After 1935 she no longer appeared at the Vienna State Opera, although sources indicate that she continued to appear as a Lieder singer. There are indications that her retirement from the opera house may have resulted from her having been identified as a government opponent. Austria had become a post-democratic state, formally in 1934, and the authorities were increasingly intolerant of criticism.

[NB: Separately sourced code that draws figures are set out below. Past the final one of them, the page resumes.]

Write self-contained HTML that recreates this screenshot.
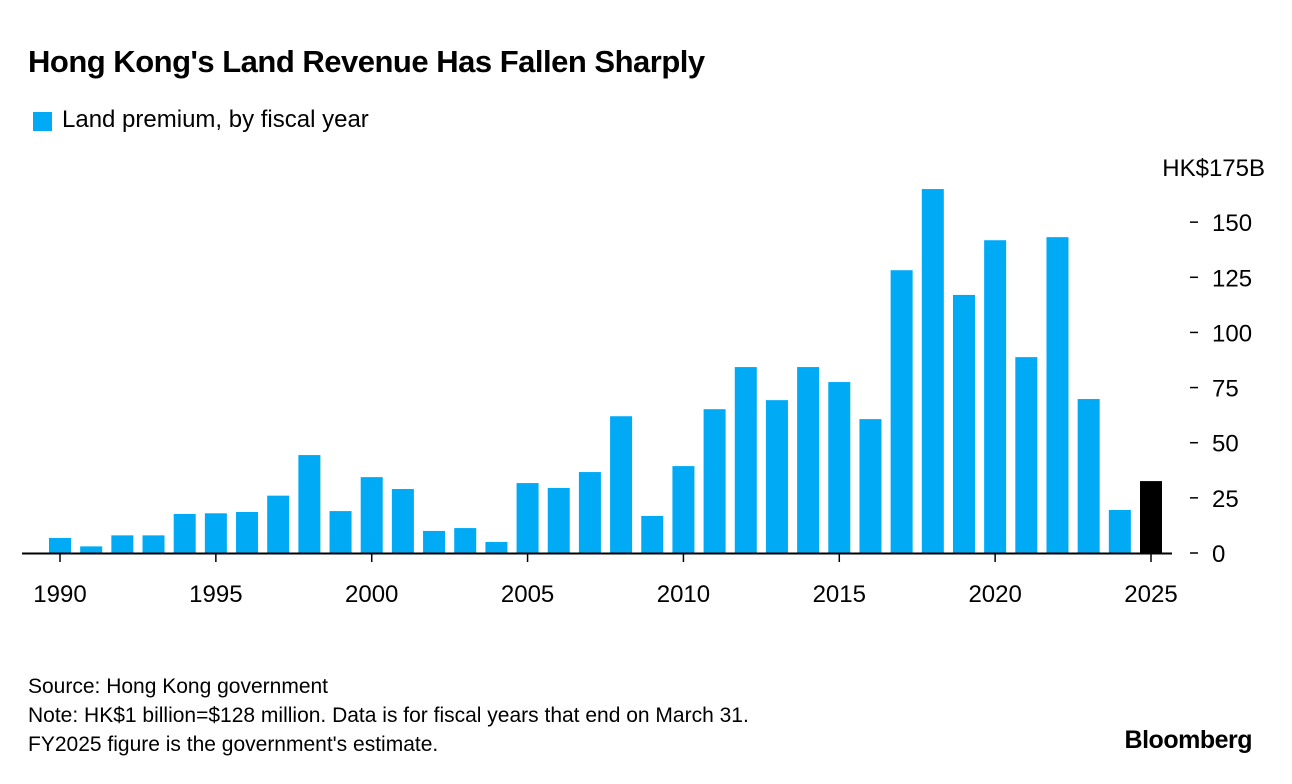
<!DOCTYPE html>
<html><head><meta charset="utf-8"><style>
body{margin:0;width:1292px;height:784px;background:#fff;font-family:"Liberation Sans",sans-serif;color:#000;position:relative;overflow:hidden}
.t{position:absolute;white-space:nowrap}
</style></head><body>
<div class="t" style="left:28px;top:44px;font-size:31px;font-weight:bold;letter-spacing:-0.5px">Hong Kong's Land Revenue Has Fallen Sharply</div>
<div style="position:absolute;left:33px;top:112px;width:19px;height:19px;background:#00aaf5"></div>
<div class="t" style="left:62px;top:106px;font-size:24px">Land premium, by fiscal year</div>
<svg id="chart" width="1292" height="784" style="position:absolute;left:0;top:0"></svg>
<div class="t" style="left:28px;top:672px;font-size:21px;line-height:29px">Source: Hong Kong government<br>Note: HK$1 billion=$128 million. Data is for fiscal years that end on March 31.<br>FY2025 figure is the government's estimate.</div>
<div class="t" style="right:40px;top:726px;font-size:25px;font-weight:bold;letter-spacing:-0.5px">Bloomberg</div>
<script>
const years=[1990,1991,1992,1993,1994,1995,1996,1997,1998,1999,2000,2001,2002,2003,2004,2005,2006,2007,2008,2009,2010,2011,2012,2013,2014,2015,2016,2017,2018,2019,2020,2021,2022,2023,2024,2025];
const values=[6.8,3,8,8,17.7,18,18.6,26,44.4,19,34.4,29,10,11.3,5,31.7,29.5,36.7,62,16.8,39.4,65.2,84.3,69.3,84.3,77.5,60.7,128.2,165,117,141.8,88.8,143.2,69.8,19.5,32.6];
const yTicks=[0,25,50,75,100,125,150];
const xTicks=[1990,1995,2000,2005,2010,2015,2020,2025];
const svg=document.getElementById('chart');const NS='http://www.w3.org/2000/svg';
const xS=yr=>60+(yr-1990)*(1151-60)/35;
const yS=v=>553-v*(553-167)/175;
function mk(t,a){const e=document.createElementNS(NS,t);for(const k in a)e.setAttribute(k,a[k]);svg.appendChild(e);return e;}
years.forEach((yr,i)=>{const v=values[i];
const r=mk('rect',{x:xS(yr)-11,y:yS(v),width:22,height:553-yS(v),fill:yr===2025?'#000':'#00aaf5'});

});
mk('line',{x1:22,x2:1172,y1:553.5,y2:553.5,stroke:'#000','stroke-width':2});
yTicks.forEach(v=>{mk('line',{x1:1190,x2:1198,y1:yS(v),y2:yS(v),stroke:'#000','stroke-width':1.5});
const t=mk('text',{x:1212,y:yS(v)+9,'font-size':24,'font-family':'Liberation Sans'});t.textContent=v;

});
const unitLabel=mk('text',{x:1265,y:176,'font-size':24,'text-anchor':'end','font-family':'Liberation Sans'});unitLabel.textContent='HK$175B';


xTicks.forEach(yr=>{mk('line',{x1:xS(yr),x2:xS(yr),y1:553,y2:562,stroke:'#000','stroke-width':1.5});
const t=mk('text',{x:xS(yr),y:602,'font-size':24,'text-anchor':'middle','font-family':'Liberation Sans'});t.textContent=yr;

});
</script>
</body></html>
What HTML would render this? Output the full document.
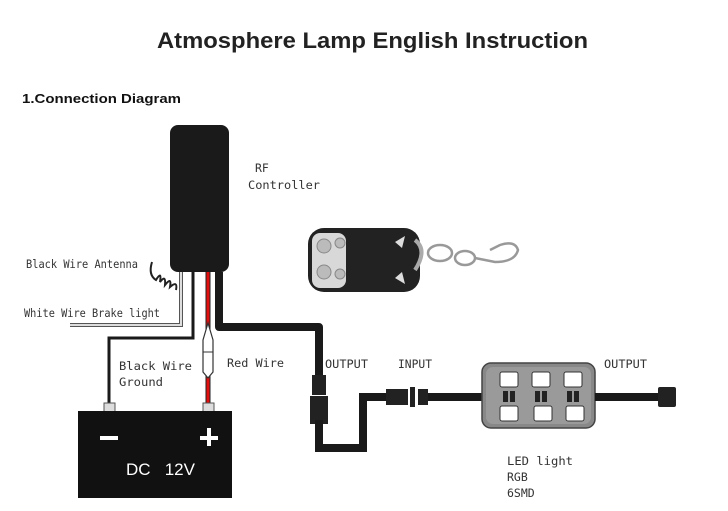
<!DOCTYPE html>
<html><head><meta charset="utf-8"><style>
html,body{margin:0;padding:0;background:#fff;width:728px;height:511px;overflow:hidden}
svg{display:block}
.m{font-family:"DejaVu Sans Mono","Liberation Mono",monospace;font-size:11.5px;fill:#333}
</style></head><body>
<svg width="728" height="511" viewBox="0 0 728 511" xmlns="http://www.w3.org/2000/svg">
<text x="157" y="48" textLength="431" lengthAdjust="spacingAndGlyphs" font-family="Liberation Sans,sans-serif" font-weight="bold" font-size="22" fill="#222">Atmosphere Lamp English Instruction</text>
<text x="22" y="103" textLength="159" lengthAdjust="spacingAndGlyphs" font-family="Liberation Sans,sans-serif" font-weight="bold" font-size="13" fill="#111">1.Connection Diagram</text>

<!-- controller -->
<rect x="170" y="125" width="59" height="147" rx="8" fill="#1a1a1a"/>
<text class="m" x="255" y="172">RF</text>
<text class="m" x="248" y="189" textLength="72" lengthAdjust="spacingAndGlyphs">Controller</text>

<!-- antenna coil -->
<path d="M152 262 Q148 275 156 280 Q162 270 160 282 Q166 274 165 285 Q172 276 170 287 Q178 280 176 290" fill="none" stroke="#222" stroke-width="2"/>
<text class="m" x="26" y="268" textLength="112" lengthAdjust="spacingAndGlyphs">Black Wire Antenna</text>
<!-- white wire -->
<path d="M181 272 V325 H70" fill="none" stroke="#555" stroke-width="4"/>
<path d="M181 272 V325 H70" fill="none" stroke="#ddd" stroke-width="2"/>
<text class="m" x="24" y="317" textLength="136" lengthAdjust="spacingAndGlyphs">White Wire Brake light</text>
<!-- ground -->
<path d="M193 272 V338 H109 V404" fill="none" stroke="#1a1a1a" stroke-width="3"/>
<text class="m" x="119" y="370" textLength="73" lengthAdjust="spacingAndGlyphs">Black Wire</text>
<text class="m" x="119" y="386" textLength="44" lengthAdjust="spacingAndGlyphs">Ground</text>
<!-- red -->
<line x1="208" y1="272" x2="208" y2="404" stroke="#222" stroke-width="5"/>
<line x1="208" y1="272" x2="208" y2="404" stroke="#e01010" stroke-width="3"/>
<path d="M208 323 L213 340 L213 372 L208 378 L203 372 L203 340 Z" fill="#fff" stroke="#333" stroke-width="1.2"/>
<line x1="203" y1="352" x2="213" y2="352" stroke="#333"/>
<text class="m" x="227" y="367" textLength="57" lengthAdjust="spacingAndGlyphs">Red Wire</text>
<!-- output black wire -->
<path d="M219 272 V327 H319 V380" fill="none" stroke="#1a1a1a" stroke-width="8" stroke-linejoin="round"/>
<rect x="312" y="375" width="14" height="20" fill="#222"/>
<rect x="310" y="396" width="18" height="28" fill="#222"/>
<path d="M319 420 V448 H363 V397 H390" fill="none" stroke="#1a1a1a" stroke-width="8"/>
<rect x="386" y="389" width="22" height="16" fill="#222"/>
<rect x="410" y="387" width="5" height="20" fill="#222"/>
<rect x="418" y="389" width="10" height="16" fill="#222"/>
<line x1="428" y1="397" x2="484" y2="397" stroke="#1a1a1a" stroke-width="8"/>
<text class="m" x="325" y="368" textLength="43" lengthAdjust="spacingAndGlyphs">OUTPUT</text>
<text class="m" x="398" y="368" textLength="34" lengthAdjust="spacingAndGlyphs">INPUT</text>
<text class="m" x="604" y="368" textLength="43" lengthAdjust="spacingAndGlyphs">OUTPUT</text>
<!-- LED box -->
<rect x="482" y="363" width="113" height="65" rx="9" fill="#888" stroke="#444" stroke-width="1.5"/>
<rect x="486" y="367" width="105" height="57" rx="7" fill="#9a9a9a"/>
<g fill="#fff" stroke="#333">
<rect x="500" y="372" width="18" height="15" rx="2"/><rect x="532" y="372" width="18" height="15" rx="2"/><rect x="564" y="372" width="18" height="15" rx="2"/>
<rect x="500" y="406" width="18" height="15" rx="2"/><rect x="534" y="406" width="18" height="15" rx="2"/><rect x="566" y="406" width="18" height="15" rx="2"/>
</g>
<g fill="#222">
<rect x="503" y="391" width="5" height="11"/><rect x="510" y="391" width="5" height="11"/>
<rect x="535" y="391" width="5" height="11"/><rect x="542" y="391" width="5" height="11"/>
<rect x="567" y="391" width="5" height="11"/><rect x="574" y="391" width="5" height="11"/>
</g>
<line x1="595" y1="397" x2="660" y2="397" stroke="#1a1a1a" stroke-width="8"/>
<rect x="658" y="387" width="18" height="20" rx="2" fill="#222"/>
<text class="m" x="507" y="465" textLength="66" lengthAdjust="spacingAndGlyphs">LED light</text>
<text class="m" x="507" y="481">RGB</text>
<text class="m" x="507" y="497">6SMD</text>
<!-- battery -->
<rect x="104" y="403" width="11" height="10" fill="#ddd" stroke="#555"/>
<rect x="203" y="403" width="11" height="10" fill="#ddd" stroke="#555"/>
<rect x="78" y="411" width="154" height="87" fill="#111"/>
<rect x="100" y="436" width="18" height="4" fill="#fff"/>
<rect x="200" y="436" width="18" height="4" fill="#fff"/>
<rect x="207" y="428" width="4" height="18" fill="#fff"/>
<text x="126" y="475" font-family="Liberation Sans,sans-serif" font-size="17" fill="#fff">DC&#160;&#160;&#160;12V</text>
<!-- remote -->
<rect x="308" y="228" width="112" height="64" rx="16" fill="#222"/>
<rect x="312" y="233" width="34" height="55" rx="8" fill="#d8d8d8"/>
<circle cx="324" cy="246" r="7" fill="#bbb" stroke="#888"/><circle cx="340" cy="243" r="5" fill="#bbb" stroke="#888"/>
<circle cx="324" cy="272" r="7" fill="#bbb" stroke="#888"/><circle cx="340" cy="274" r="5" fill="#bbb" stroke="#888"/>
<path d="M395 242 L405 236 L402 248 Z M395 278 L405 284 L402 272 Z" fill="#ddd"/>
<path d="M415 240 Q428 250 415 270" fill="none" stroke="#aaa" stroke-width="4"/>
<ellipse cx="440" cy="253" rx="12" ry="8" fill="none" stroke="#999" stroke-width="2.5"/>
<ellipse cx="465" cy="258" rx="10" ry="7" fill="none" stroke="#999" stroke-width="2.5"/>
<path d="M475 258 L495 262 Q515 262 518 250 Q515 240 500 245 L490 250" fill="none" stroke="#999" stroke-width="2.5"/>
</svg>
</body></html>
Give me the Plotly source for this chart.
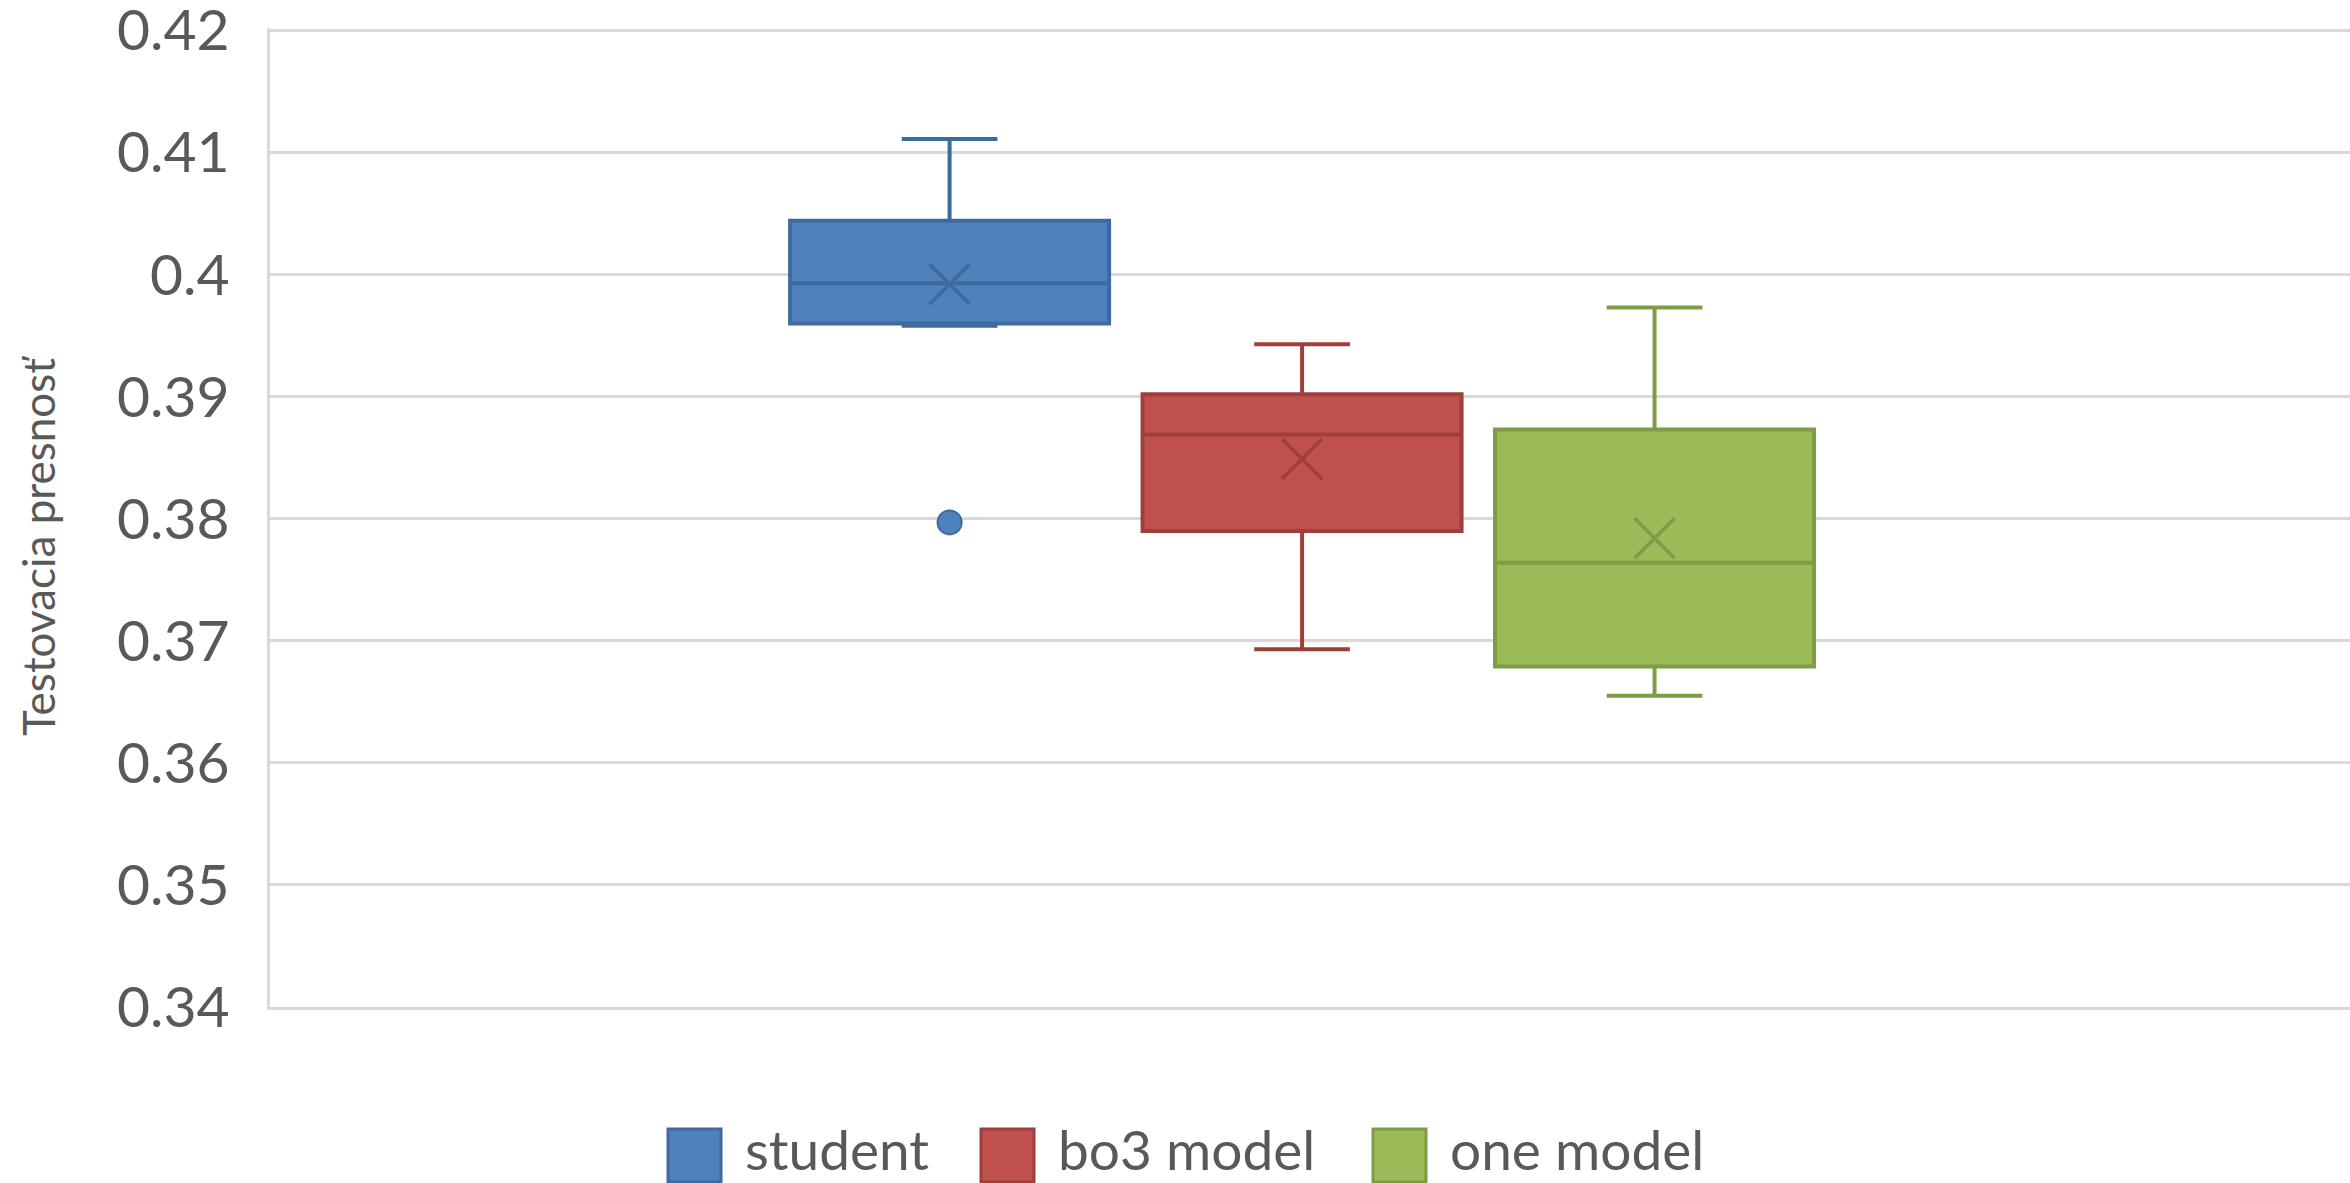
import plotly.graph_objects as go

# Five-number summaries of test accuracy for each model variant
series_names = ["student", "bo3 model", "one model"]
lower_whisker = [0.3958, 0.3693, 0.3655]
q1_values = [0.3960, 0.3790, 0.3679]
medians = [0.3993, 0.3869, 0.3764]
q3_values = [0.4044, 0.3902, 0.3873]
upper_whisker = [0.4111, 0.3943, 0.3973]
means = [0.3992, 0.3849, 0.3784]

# Outlier points (series index, value)
outlier_series = [0]
outlier_values = [0.3797]

y_tick_values = [0.34, 0.35, 0.36, 0.37, 0.38, 0.39, 0.40, 0.41, 0.42]
y_tick_labels = ["0.34", "0.35", "0.36", "0.37", "0.38", "0.39", "0.4", "0.41", "0.42"]
y_title = "Testovacia presnosť"

fill_colors = ["#4F81BD", "#C0504D", "#9BBB59"]
edge_colors = ["#3E6A9E", "#9E3F3C", "#7E9B46"]

FONT = "Lato, 'Liberation Sans', sans-serif"
TEXT_COLOR = "#595959"
GRID_COLOR = "#D9D9D9"

W, H = 2350, 1183
M_L, M_R, M_T, M_B = 270, 0, 28, 176
plot_w = W - M_L - M_R
plot_h = H - M_T - M_B

fig = go.Figure()

for i, name in enumerate(series_names):
    fig.add_trace(go.Box(
        name=name,
        x=[i],
        q1=[q1_values[i]],
        median=[medians[i]],
        q3=[q3_values[i]],
        lowerfence=[lower_whisker[i]],
        upperfence=[upper_whisker[i]],
        width=0.905,
        whiskerwidth=0.3,
        fillcolor=fill_colors[i],
        line=dict(color=edge_colors[i], width=4),
        boxpoints=False,
        showlegend=False,
        hoverinfo="skip",
    ))
    # mean marker
    fig.add_trace(go.Scatter(
        x=[i], y=[means[i]], mode="markers",
        marker=dict(symbol="x-thin-open", size=40, color=edge_colors[i],
                    line=dict(color=edge_colors[i], width=3.5)),
        showlegend=False, hoverinfo="skip",
    ))

for s, v in zip(outlier_series, outlier_values):
    fig.add_trace(go.Scatter(
        x=[s], y=[v], mode="markers",
        marker=dict(symbol="circle", size=24, color=fill_colors[s],
                    line=dict(color=edge_colors[s], width=2)),
        showlegend=False, hoverinfo="skip",
    ))

# Legend drawn as square swatches with labels below the plot
def px_to_paper_x(px):
    return (px - M_L) / plot_w

def px_to_paper_y(py):
    return (H - M_B - py) / plot_h

legend_left = [668, 981, 1373]
swatch = 53
swatch_top = 1129
annotations = []
shapes = []
for i, name in enumerate(series_names):
    x0 = legend_left[i]
    shapes.append(dict(
        type="rect", xref="paper", yref="paper",
        x0=px_to_paper_x(x0), x1=px_to_paper_x(x0 + swatch),
        y0=px_to_paper_y(swatch_top + swatch), y1=px_to_paper_y(swatch_top),
        fillcolor=fill_colors[i], line=dict(color=edge_colors[i], width=3),
        layer="above",
    ))
    annotations.append(dict(
        text=name, xref="paper", yref="paper",
        x=px_to_paper_x(x0 + swatch + 22), y=px_to_paper_y(1149),
        xanchor="left", yanchor="middle", showarrow=False,
        font=dict(family=FONT, size=55, color=TEXT_COLOR),
    ))

annotations.append(dict(
    text=y_title, xref="paper", yref="paper",
    x=px_to_paper_x(38), y=px_to_paper_y(546),
    xanchor="center", yanchor="middle", textangle=-90, showarrow=False,
    font=dict(family=FONT, size=44, color=TEXT_COLOR),
))

fig.update_layout(
    width=W, height=H,
    margin=dict(l=M_L, r=M_R, t=M_T, b=M_B, autoexpand=False),
    paper_bgcolor="white", plot_bgcolor="white",
    xaxis=dict(range=[-1.928, 3.973], showticklabels=False, showgrid=False,
               zeroline=False, showline=True, linecolor=GRID_COLOR, linewidth=3,
               ticks="", automargin=False),
    yaxis=dict(range=[0.34, 0.4202], tickvals=y_tick_values, ticktext=y_tick_labels,
               showgrid=True, gridcolor=GRID_COLOR, gridwidth=3,
               zeroline=False, showline=True, linecolor=GRID_COLOR, linewidth=3,
               ticks="", ticklabelstandoff=26, ticklabeloverflow="allow",
               automargin=False,
               tickfont=dict(family=FONT, size=57, color=TEXT_COLOR)),
    shapes=shapes,
    annotations=annotations,
    showlegend=False,
)

fig.write_html("out.html")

Sources also state that in 1938 Margit moved to London where she continued to giver recitals under the name "Margit Angerer-Schenker".[1][2] However, in November 1946 she submitted a successful application for membership of the Association of Political Prisoners, in which she stated that in October 1944, while still living in Vienna, she and her daughter had been detained by the Gestapo.[7] It does in any case appear that by 1946 she was in London. There is no record of her having still been singing in public, but early in 1949 she married Stephan Karpeles-Schenker at Westminster in England.[8]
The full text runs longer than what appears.